The lecture promoting Lois’ book “Damn Good Advice (for people with talent!)” took place in a theater-type setting in the basement where many functions like this have taken place over the years. Such lectures are arranged by a small group of creatives to inspire other company creatives and also giving them an open forum to share their creative processes and ideas.
There was a brief introduction listing Lois’ accomplishments, which include The Art Directors Hall of Fame, The One Club Creative Hall of Fame, Lifetime Achievement Awards from the American Institute of Graphic Arts, the Society of Publication Designers, the American Advertising Federation Hall of Fame and many, many others. If you had ever hear the phrase, “I want my MTV!” then you know George Lois — that was his creation.
During his lecture, Lois showed many samples of his work and talked about what was involved in creating the pieces. In the beginning, it seemed as if Lois was being a little cautious with his words. By the third slide, however, he understood the crowd’s receptiveness and was exactly what you would expect from a seasoned and more importantly, successful ad man. As he warmed up, Lois told the stories of some of his most controversial Esquire magazine covers; he had created more than 90 for the publication. He told us what it was like working with such influential people as Muhammad Ali and Andy Warhol, and each story got more personal than the one before.
When the lecture was over, there was a Q&A session, and someone asked how he chose his cover ideas. They wondered if he had been given a list of potential cover stories or just a single story he needed to design for. Lois stated he would always ask what stories the magazine planned on running, and when something hit him, he would create the cover.

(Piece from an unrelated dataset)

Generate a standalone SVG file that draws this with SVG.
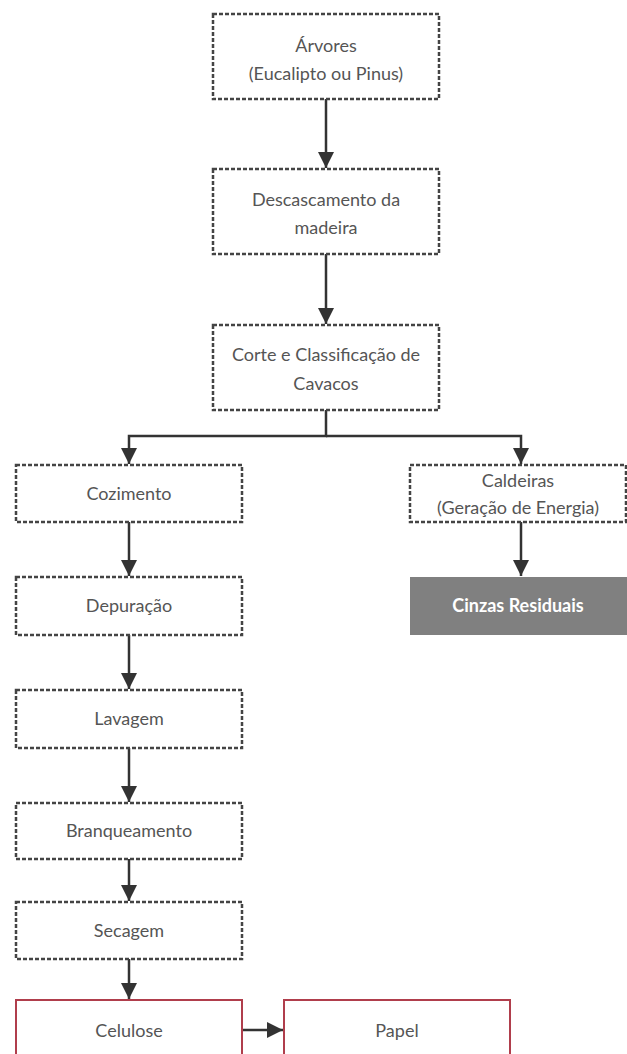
<svg xmlns="http://www.w3.org/2000/svg" width="627" height="1054" viewBox="0 0 627 1054">
<style>
.box{fill:#fff;stroke:#444;stroke-width:2.5;stroke-dasharray:4 2}
.red{fill:#fff;stroke:#b03e4c;stroke-width:2}
.gray{fill:#808080;stroke:none}
.t{font-family:Lato,"Liberation Sans",sans-serif;font-size:18px;fill:#555;text-anchor:middle}
.tw{font-family:Lato,"Liberation Sans",sans-serif;font-size:18px;font-weight:bold;fill:#fff;text-anchor:middle}
.c{fill:none;stroke:#333;stroke-width:2.5}
</style>
<defs>
<marker id="ah" viewBox="0 0 10 10" refX="10" refY="5" markerWidth="6.5" markerHeight="6.5" markerUnits="strokeWidth" orient="auto">
<path d="M0,0 L10,5 L0,10 z" fill="#333"/>
</marker>
</defs>
<rect width="627" height="1054" fill="#fff"/>
<g id="connectors">
<path class="c" d="M326,99 V168" marker-end="url(#ah)"/>
<path class="c" d="M326,254 V324" marker-end="url(#ah)"/>
<path class="c" d="M326,410 V436 H129 V464" marker-end="url(#ah)"/>
<path class="c" d="M326,436 H521 V464" marker-end="url(#ah)"/>
<path class="c" d="M521,522 V576" marker-end="url(#ah)"/>
<path class="c" d="M129,522 V576" marker-end="url(#ah)"/>
<path class="c" d="M129,635 V689" marker-end="url(#ah)"/>
<path class="c" d="M129,748 V802" marker-end="url(#ah)"/>
<path class="c" d="M129,859 V901" marker-end="url(#ah)"/>
<path class="c" d="M129,959 V999" marker-end="url(#ah)"/>
<path class="c" d="M242,1030 H283" marker-end="url(#ah)"/>
</g>
<g id="arvores"><rect class="box" x="213" y="14" width="226" height="85"/><text class="t" x="326" y="52">Árvores</text><text class="t" x="326" y="80">(Eucalipto ou Pinus)</text></g>
<g id="descascamento"><rect class="box" x="213" y="169" width="226" height="85"/><text class="t" x="326" y="206">Descascamento da</text><text class="t" x="326" y="234">madeira</text></g>
<g id="corte"><rect class="box" x="213" y="325" width="226" height="85"/><text class="t" x="326" y="361">Corte e Classificação de</text><text class="t" x="326" y="390">Cavacos</text></g>
<g id="cozimento"><rect class="box" x="16" y="465" width="226" height="57"/><text class="t" x="129" y="500">Cozimento</text></g>
<g id="caldeiras"><rect class="box" x="410" y="465" width="216" height="57"/><text class="t" x="518" y="487">Caldeiras</text><text class="t" x="518" y="514">(Geração de Energia)</text></g>
<g id="cinzas"><rect class="gray" x="410" y="577" width="217" height="58"/><text class="tw" x="518" y="612">Cinzas Residuais</text></g>
<g id="depuracao"><rect class="box" x="16" y="577" width="226" height="58"/><text class="t" x="129" y="612">Depuração</text></g>
<g id="lavagem"><rect class="box" x="16" y="690" width="226" height="58"/><text class="t" x="129" y="725">Lavagem</text></g>
<g id="branqueamento"><rect class="box" x="16" y="803" width="226" height="56"/><text class="t" x="129" y="837">Branqueamento</text></g>
<g id="secagem"><rect class="box" x="16" y="902" width="226" height="57"/><text class="t" x="129" y="937">Secagem</text></g>
<g id="celulose"><rect class="red" x="16" y="1000" width="226" height="70"/><text class="t" x="129" y="1037">Celulose</text></g>
<g id="papel"><rect class="red" x="284" y="1000" width="226" height="70"/><text class="t" x="397" y="1037">Papel</text></g>
</svg>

The design he gave was the design the magazine went with, no questions asked. Not a bad position to be in from a creative standpoint.

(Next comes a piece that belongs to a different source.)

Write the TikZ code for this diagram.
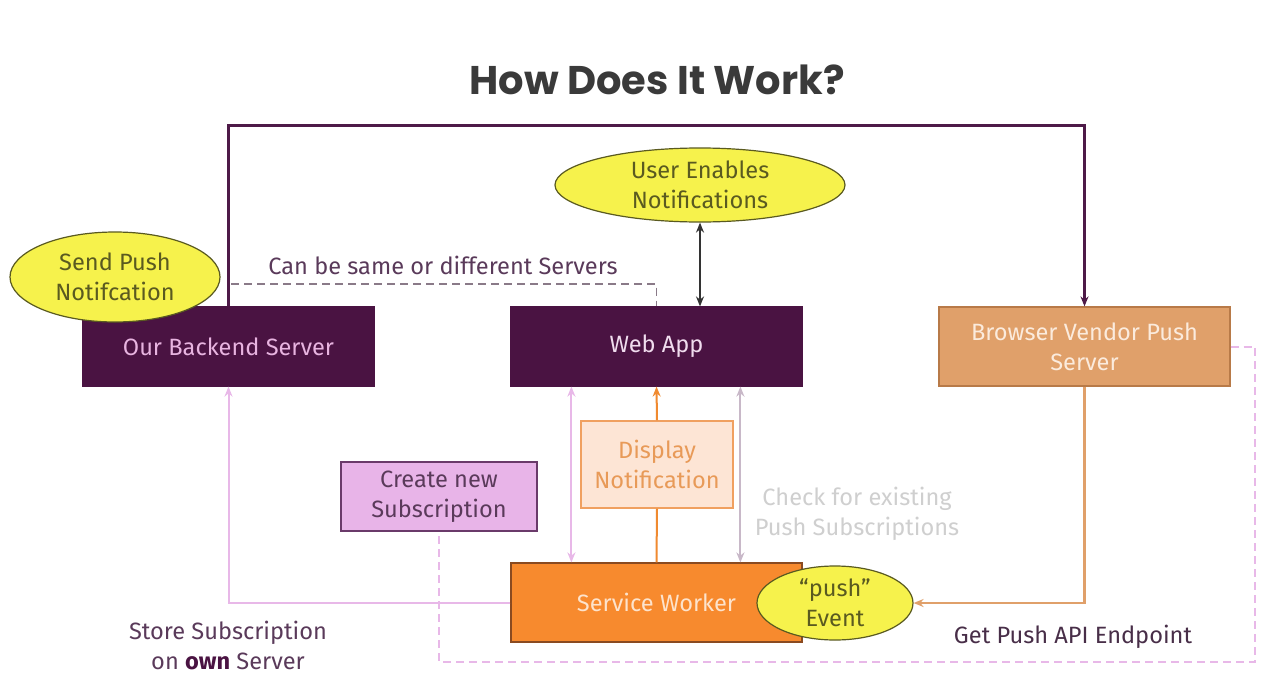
\documentclass[tikz,border=0pt]{standalone}
\usepackage{fontspec}
\setmainfont{Fira Sans}
\newfontfamily\titlefont{Poppins}
\usetikzlibrary{shapes.geometric,arrows.meta,calc}
\definecolor{dpurple}{HTML}{4A1342}
\definecolor{linepurple}{HTML}{4E1A48}
\definecolor{bkText}{HTML}{E8B4E0}
\definecolor{webText}{HTML}{F0DCEE}
\definecolor{vendFill}{HTML}{E0A06A}
\definecolor{vendDraw}{HTML}{B87A48}
\definecolor{vendText}{HTML}{FBEBDD}
\definecolor{swFill}{HTML}{F78A2E}
\definecolor{swDraw}{HTML}{8A4A20}
\definecolor{swText}{HTML}{FDE3CC}
\definecolor{yel}{HTML}{F6F24C}
\definecolor{yelDraw}{HTML}{5A5A20}
\definecolor{yelText}{HTML}{5A5A20}
\definecolor{pinkFill}{HTML}{E8B4E8}
\definecolor{pinkDraw}{HTML}{6A3A6A}
\definecolor{pinkLine}{HTML}{E8B8E8}
\definecolor{plumText}{HTML}{5A3A5A}
\definecolor{dispFill}{HTML}{FDE5D5}
\definecolor{dispDraw}{HTML}{F0A060}
\definecolor{dispText}{HTML}{E89A58}
\definecolor{orangeLine}{HTML}{F08A30}
\definecolor{grayDash}{HTML}{8A7A88}
\definecolor{checkLine}{HTML}{C8B8C8}
\definecolor{checkText}{HTML}{CFCFCF}
\definecolor{titleCol}{HTML}{3A3A3A}
\tikzset{
  box/.style={rectangle, minimum width=145.5pt, minimum height=39.5pt, inner sep=0pt, font=\fontsize{11.8}{15}\selectfont, align=center, line width=0.6pt},
  bubble/.style={ellipse, fill=yel, draw=yelDraw, line width=0.6pt, inner sep=0pt, text=yelText, font=\fontsize{11.8}{15}\selectfont, align=center},
  lbl/.style={font=\fontsize{11.8}{15}\selectfont, align=center},
  tip/.style={-{Stealth[length=5pt,width=4pt]}},
  tips/.style={{Stealth[length=5pt,width=4pt]}-{Stealth[length=5pt,width=4pt]}}
}
\begin{document}
\begin{tikzpicture}[x=0.5pt,y=-0.5pt]
\useasboundingbox (0,0) rectangle (1280,685);
\fill[white] (0,0) rectangle (1280,685);
% title
\node[font=\titlefont\bfseries\fontsize{20}{24}\selectfont, text=titleCol] (title) at (657,80) {How Does It Work?};
% boxes
\node[box, fill=dpurple, draw=dpurple, text=bkText] (backend) at (228.5,346.5) {Our Backend Server};
\node[box, fill=dpurple, draw=dpurple, text=webText] (web) at (656.5,346.5) {Web App};
\node[box, fill=vendFill, draw=vendDraw, text=vendText] (vendor) at (1084.5,346.5) {Browser Vendor Push\\Server};
\node[box, fill=swFill, draw=swDraw, text=swText] (sw) at (656.5,602.5) {Service Worker};
\node[box, fill=pinkFill, draw=pinkDraw, text=plumText, minimum width=98pt, minimum height=34.5pt] (create) at (439,496.5) {Create new\\Subscription};
\node[box, fill=dispFill, draw=dispDraw, text=dispText, minimum width=76pt, minimum height=43.5pt] (disp) at (657,464.5) {Display\\Notification};
% bubbles
\node[bubble, minimum width=145pt, minimum height=37pt] (user) at (700,185) {User Enables\\Notifications};
\node[bubble, minimum width=78pt, minimum height=37pt] (push) at (835,603) {``push''\\Event};
% coordinates
\coordinate (topc) at (657,125);
\coordinate (dstart) at (231,284);
\coordinate (pr) at (1255,662);
% connectors
\draw[linepurple, line width=1.5pt, tip] (backend.north) |- (topc) -| (vendor.north);
\draw[grayDash, line width=0.8pt, dash pattern=on 4pt off 2.5pt] (dstart) -| (web.north);
\draw[black!80, line width=0.8pt, tips] (user.south) -- (user.south |- web.north);
\draw[pinkLine, line width=1pt, dash pattern=on 4pt off 2.5pt] (vendor.east) -| (pr) -| (create.south);
\draw[pinkLine, line width=1pt, tip] (sw.west) -| (backend.south);
\draw[pinkLine, line width=1pt, tips] ($(web.south west)+(61,0)$) -- ($(sw.north west)+(61,0)$);
\draw[orangeLine, line width=1pt] (sw.north) -- (disp.south);
\draw[orangeLine, line width=1pt, tip] (disp.north) -- (web.south);
\draw[checkLine, line width=1pt, tips] ($(web.south west)+(230,0)$) -- ($(sw.north west)+(230,0)$);
\draw[vendFill, line width=1.2pt, tip] (vendor.south) |- (push.east);
% bubble drawn over the line
\node[bubble, minimum width=105pt, minimum height=45pt] (send) at (115,277) {Send Push\\Notifcation};
% labels
\node[lbl, text=plumText] (lcan) at (443,265) {Can be same or different Servers};
\node[lbl, text=checkText] (lcheck) at (857,514) {Check for existing\\Push Subscriptions};
\node[lbl, text=plumText!80!black] (lget) at (1073,637) {Get Push API Endpoint};
\node[lbl, text=plumText] (lstore) at (228,645) {Store Subscription\\on {\bfseries\color{dpurple}own} Server};
\end{tikzpicture}
\end{document}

At the end of the lecture, Lois stuck around to sign some copies of his book and speak to some of the creatives who lined up to meet him. When my turn came, I said, “There is no denying you have produced some pretty controversial work over the years.” “No shit,” was his response. “Well, aside from all of the Esquire covers you created that got published, what were the ones that didn’t make it?” I asked, waiting for some incredibly controversial answer from the man some call “The Original Mad Man,” a title he hates. “It wasn’t like that,” Lois answered. “What I gave them, they used. I was lucky that Harold (Hayes, the publisher of Esquire) gave me the ability to do what I wanted. When that was no longer the case, he knew I would leave.”
As charming and charismatic as Mr. Lois was, one has to wonder: If given the freedom to do what they wanted, how many other creatives over time would have reached his success? Think again. You do not have to get very far into his book to realize that most people don’t take the risks he did — which is what set him far apart in the first place.